In Olympia this year, something significant took place. I finally saw an encouraging bit of "sea change" and an improved momentum regarding this issue. The state auditor's recommendations report from 2012 and the WEDC strategies paved the way.
I began working in late fall to draft four pieces of legislation based on their findings. Meetings with the impacted agencies were insightful, and involving them was critical to success. Our new governor spoke about the need to improve our business climate and lent weight. Colleagues from both sides of the aisle co-sponsored and supported the proposed legislation. I partnered with Sen. Sharon Brown from the 8th District, who introduced bills in the Senate and worked tirelessly as an advocate -- increasing the opportunity for their passage. All four bills (House Bill 1591/Senate Bill 5679), (HB1818/SB5765), (HB1757/SB5718) and (HB1403/SB5680) were signed into law.
Regulatory reform is about doing the job of government in a smarter way that costs taxpayers less, so that hard-earned dollars can be used for reinvestment and job creation. It allows for the unleashing of creativity and inspiring confidence in the American Dream.
Some see the issue as "code language" for lowering our standards for public health, safety or environmental protection. That is simply not true. Washington state is an international leader in demonstrating that a sustainable, robust production sector can be at home in an extraordinarily beautiful environment. While we will always be improving, we will continue to lead by example.

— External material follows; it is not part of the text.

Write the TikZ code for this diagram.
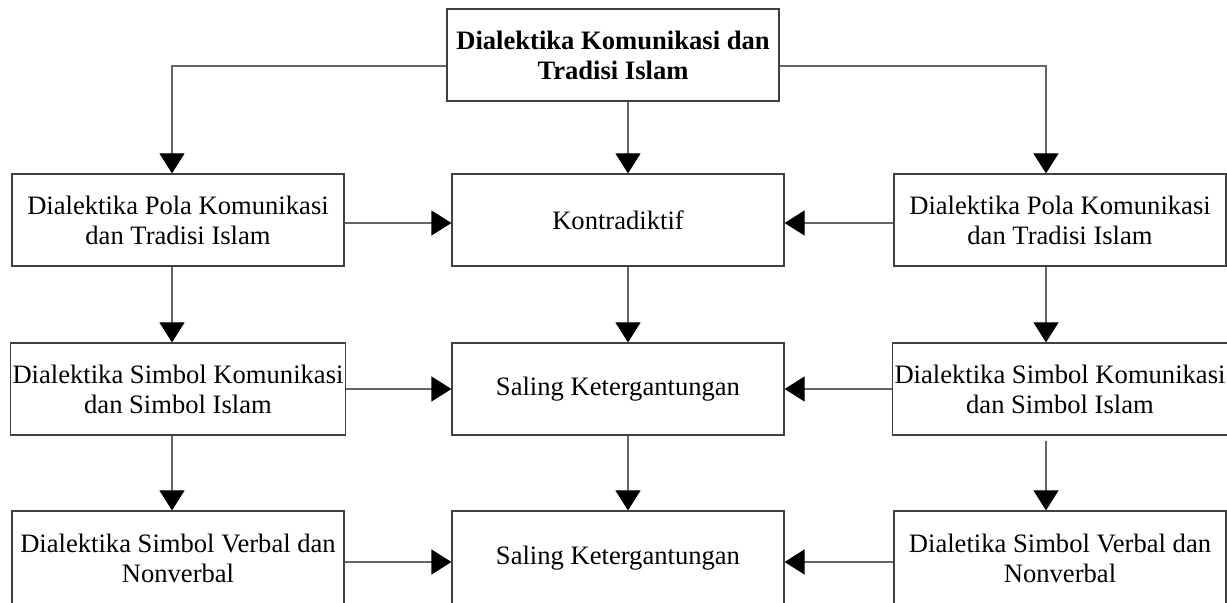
\documentclass[tikz,border=0pt]{standalone}
\usepackage{fontspec}
\setmainfont{Liberation Serif}
\usetikzlibrary{arrows.meta}
\tikzset{
  box/.style={draw=black!75, line width=0.6pt, minimum width=166pt, minimum height=46pt,
    inner sep=1pt, align=center, font=\fontsize{13.3}{15}\selectfont},
  lowbox/.style={box, minimum height=47.5pt},
  link/.style={draw=black!60, line width=0.6pt,
    -{Triangle[width=12.5pt,length=10pt,color=black]}},
}
\begin{document}
\begin{tikzpicture}[x=0.5pt,y=-0.5pt]
    \useasboundingbox (0,0) rectangle (1227,603);
    %% columns and rows for the connectors
    \coordinate (cl) at (172,0);
    \coordinate (cm) at (628,0);
    \coordinate (cr) at (1046,0);
    \coordinate (ra) at (0,223);
    \coordinate (rb) at (0,389);
    \coordinate (rc) at (0,562);
    \coordinate (rt) at (0,66);
    %% top
    \node[box] (top) at (613,55) {\textbf{Dialektika Komunikasi dan}\\\textbf{Tradisi Islam}};
    %% left column
    \node[box] (l1) at (178,220) {Dialektika Pola Komunikasi\\dan Tradisi Islam};
    \node[box] (l2) at (178,389) {Dialektika Simbol Komunikasi\\dan Simbol Islam};
    \node[lowbox] (l3) at (178,558.5) {Dialektika Simbol Verbal dan\\Nonverbal};
    %% middle column
    \node[box] (m1) at (618,220) {Kontradiktif};
    \node[box] (m2) at (618,389) {Saling Ketergantungan};
    \node[lowbox] (m3) at (618,558.5) {Saling Ketergantungan};
    %% right column
    \node[box] (r1) at (1060,220) {Dialektika Pola Komunikasi\\dan Tradisi Islam};
    \node[box] (r2) at (1060,389) {Dialektika Simbol Komunikasi\\dan Simbol Islam};
    \node[lowbox] (r3) at (1060,558.5) {Dialetika Simbol Verbal dan\\Nonverbal};
    %% from the top
    \draw[link] (top.west |- rt) -| (l1.north -| cl);
    \draw[link] (top.south -| cm) -- (m1.north -| cm);
    \draw[link] (top.east |- rt) -| (r1.north -| cr);
    %% down the columns
    \draw[link] (l1.south -| cl) -- (l2.north -| cl);
    \draw[link] (l2.south -| cl) -- (l3.north -| cl);
    \draw[link] (m1.south -| cm) -- (m2.north -| cm);
    \draw[link] (m2.south -| cm) -- (m3.north -| cm);
    \draw[link] (r1.south -| cr) -- (r2.north -| cr);
    \draw[link] ([yshift=-2.5pt]r2.south -| cr) -- (r3.north -| cr);
    %% into the middle
    \draw[link] (l1.east |- ra) -- (m1.west |- ra);
    \draw[link] (r1.west |- ra) -- (m1.east |- ra);
    \draw[link] (l2.east |- rb) -- (m2.west |- rb);
    \draw[link] (r2.west |- rb) -- (m2.east |- rb);
    \draw[link] (l3.east |- rc) -- (m3.west |- rc);
    \draw[link] (r3.west |- rc) -- (m3.east |- rc);
\end{tikzpicture}
\end{document}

The four bills I mentioned will not fix our state's massive "overly-burdensome regulatory system." Our job creators have been slogging through the matrix for decades, fighting for fairness, clarity and predictability. But the legislation does take significant steps in the right direction -- sending a clear message that, with courage and diligence, we can make improvements to our business climate, celebrate the job creators, and continue to build a stronger economy that offers hope and opportunity for every hard-working Washingtonian.
Rep. Norma Smith, R-Clinton, serves as the ranking Republican on the House Technology and Economic Development Committee. She also serves on the House Capital Budget, Government Accountability and Oversight and Higher Education Committees.